At 9:41 am the shares of SBI Cards were trading at ₹735.45, 6.95% lower against the previous close

Also: Industry analysts speculate that this decline can be temporary as India’s financial sector might see the collaboration between Reliance Industries, led by India’s richest man, Mukesh Ambani, and the State Bank of India.

Mukesh Ambani, known for his ambitious business ventures, has been making waves in both the online retail and financial sectors. His brainchild, Reliance Industries, is gearing up for another major disruption, this time in the realm of credit cards.

Reliance has partnered with the State Bank of India, the country’s largest and most trusted bank, to launch two co-branded credit cards on the indigenous RuPay network.

These innovative cards, likely to be named ‘Reliance SBI Cards,’ are poised to redefine the credit card landscape in India.

This strategic alliance between Reliance and SBI marks a crucial moment in the Indian financial industry. Reliance Industries, with its vast resources and ambitious vision, is expected to bring a fresh perspective and innovative offerings to the credit card market.

The co-branded cards, operating on the RuPay network, are anticipated to offer unique benefits and privileges to cardholders, setting them apart from existing offerings in the market.

About SBI Cards

SBI Cards & Payment Services Limited, originally founded in May 1998 by the State Bank of India and GE Capital, has grown into a prominent credit card issuer and payment provider in India.

In December 2017, State Bank of India and The Carlyle Group acquired stakes in the company, solidifying its position as a market leader.
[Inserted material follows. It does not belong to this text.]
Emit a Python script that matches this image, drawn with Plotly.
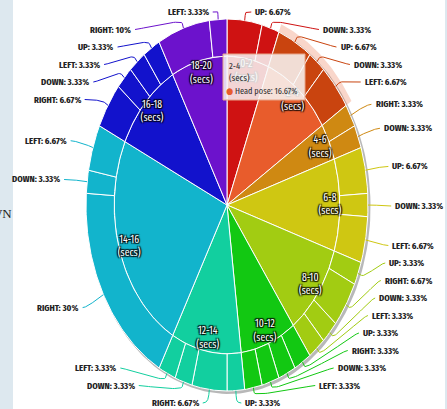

The company’s headquarters in Gurugram, Haryana/Delhi NCR, serves as the hub of its operations.

As the only publicly listed pure-play credit card issuer in India, SBI Cards has consistently delivered value to its shareholders and customers alike.

However, with the advent of this groundbreaking partnership between Reliance and SBI, the dynamics of the credit card industry in India are on the verge of a paradigm shift.

The introduction of the co-branded ‘Reliance SBI Cards’ is expected to bring unparalleled convenience and exclusive privileges to cardholders, setting a new benchmark for the industry.

While the recent dip in SBI Cards’ stock prices might have raised concerns among investors, the long-term implications of this collaboration are likely to redefine the financial landscape in India.